Antalpha announced a strategic expansion into AI infrastructure, including a proprietary Model Context Protocol framework and an early-stage agentic interface layer called Nina. The company also highlighted strong recent fundamentals, with revenue up 68% over the last twelve months and Q4 2025 EPS of $0.35, more than double the $0.17 forecast. The update is supportive for the stock, though the AI initiatives remain early-stage and the market impact should be limited.

Analysis

ANTA is trying to re-rate itself from a niche Web3 lender into an AI-infrastructure story, but the market should treat this as a narrative option, not an operating transformation.
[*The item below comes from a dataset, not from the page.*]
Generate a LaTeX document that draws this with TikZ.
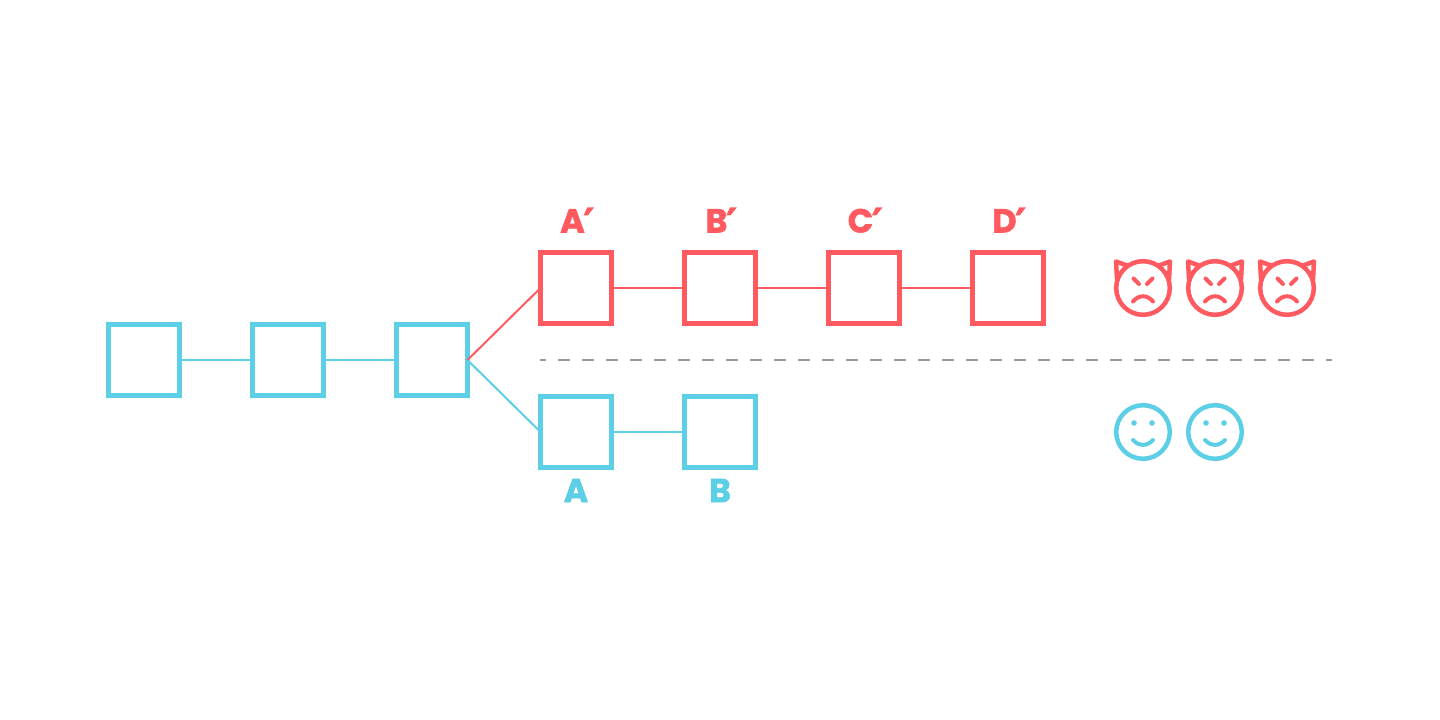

The near-term upside is not from actual AI monetization; it is from investors assigning a higher multiple to a balance-sheet-light, software-adjacent platform if management can prove the new layer drives customer retention, loan demand, or lower credit losses. If the AI tooling is merely a wrapper, the stock could get a brief sentiment lift without a durable fundamental step-up. The more interesting second-order effect is competitive positioning: embedded routing and context-management tools can create stickier workflow integration around collateral, execution, and risk monitoring. That matters because in financing businesses, the winner is often the one whose systems sit closest to the customer’s daily operating loop; that can lower churn and improve pricing power even if the headline product is not monetized directly. The flip side is execution risk: any mismatch between “AI platform” ambition and core lending KPIs will be punished quickly because this is still a small-cap name with limited tolerance for multiple compression. Catalyst timing is bifurcated. Over days to weeks, the stock can trade on AI enthusiasm and any follow-through press around product adoption; over months, the real test is whether the company can show that the new stack improves revenue quality, not just revenue growth. A governance overhang remains material: a leadership transition during a strategic pivot raises the odds of roadmap slippage or internal distraction, which is often enough to cap upside in microcap transformation stories. The contrarian view is that this move may be underappreciated as an inexpensive call option on a niche AI-fintech re-rating. With the stock still depressed relative to top-line growth, the market may be pricing ANTA as a legacy lender rather than a software-enabled infrastructure platform; if management gets even modest proof points, the multiple expansion could outrun the earnings contribution. But absent measurable adoption, this should be faded on strength rather than chased.